Surprisingly Gluck and Patrick Burleigh’s screenplay has knowing fun with responses to the first film. With critics lambasting the original for misrepresenting Potter’s hero as arrogant, mean-spirited and downright evil, the A plot sees Peter (“Terrible at foreign languages, great at cartoon violence”) go on a journey from selfish to selfless as, on a trip to Gloucester, he falls in with a Guy Ritchie-esque street gang led by grizzled rabbit crim Barnabas (Lennie James) and comes to realise he is not a bad sort, after all — it makes for a more appealing character all round.
It feels a little thin and generic compared to family fare like _The Mitchells Vs The Machines_, but the Byrne-Gleeson combo is winning.
The B plot takes on another pervading swipe at the first flick: the betrayal of the gentle whimsy of the original tales in favour of something loud and brash. Here, Bea (Rose Byrne) is wooed by big-name publisher Nigel Basil-Jones (David Oyelowo, embracing a rare chance to play fun), who wants to take the characters based on her family and put them on a beach or blast them into space. When Bea worries her book is going to be turned into a “sassy hipfest purely for commercial gain”, it sounds like a well-crafted line from a damning Peter Rabbit review.
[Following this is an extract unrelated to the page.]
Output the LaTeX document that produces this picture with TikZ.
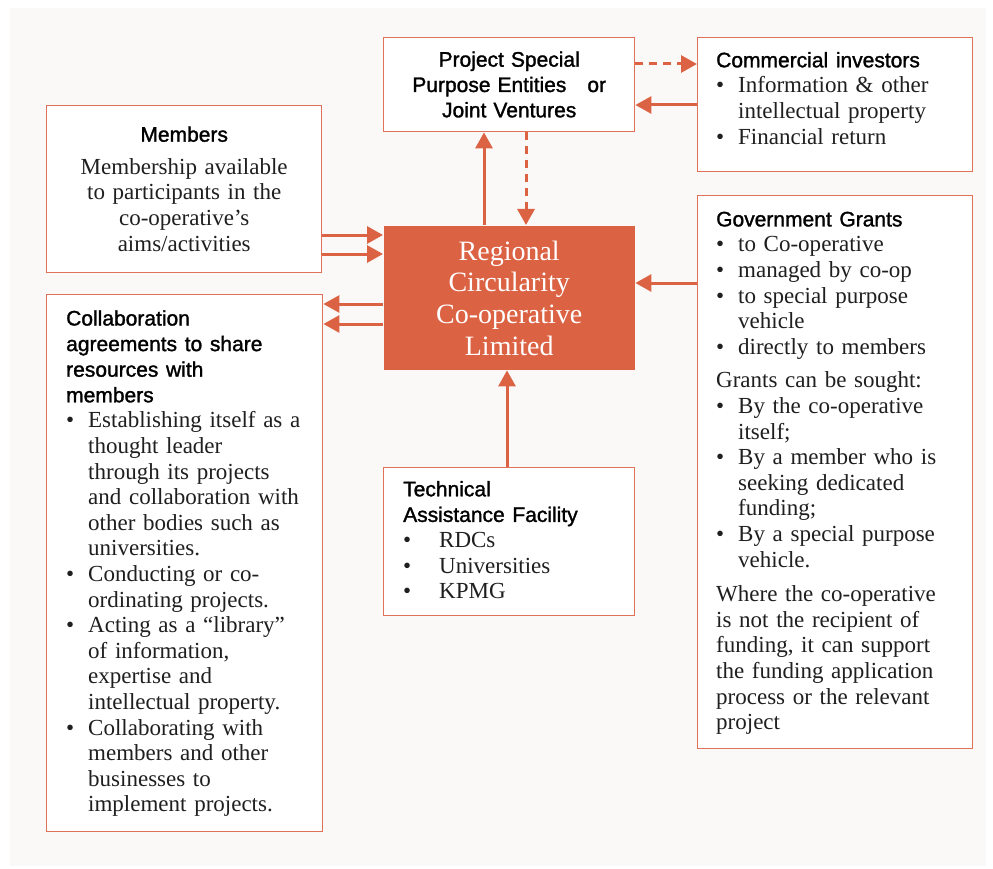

Although containing some fun moments — Peter and Barnabas play whack-a-mole in a recycling bin; an escape from a domestic kitchen — the first half lacks narrative drive. It takes a hugely convoluted heist at a farmers’ market — replete with that hipster staple, “wildly mediocre folk music” — and a last-reel rescue mission to sharpen the stakes and raise the pulse. Peter’s relations — sisters Flopsy, Mopsy and Cottontail (Margot Robbie, Elizabeth Debicki and Aimee Horne), and cousin Benjamin Bunny (Colin Moody) — lack distinctive characters (another trait the film pokes fun at) but there is enjoyment to be had in incidental figures: a pig who likes to pass judgement, a fox on a fitness streak and a busking squirrel who uncannily knows the right song to play at the right time.
It feels a little thin and generic compared to family fare like The Mitchells Vs The Machines, but the Byrne-Gleeson combo is winning and Gluck injects just enough slapstick and smarts to justify the last-gasp gag about a sequel.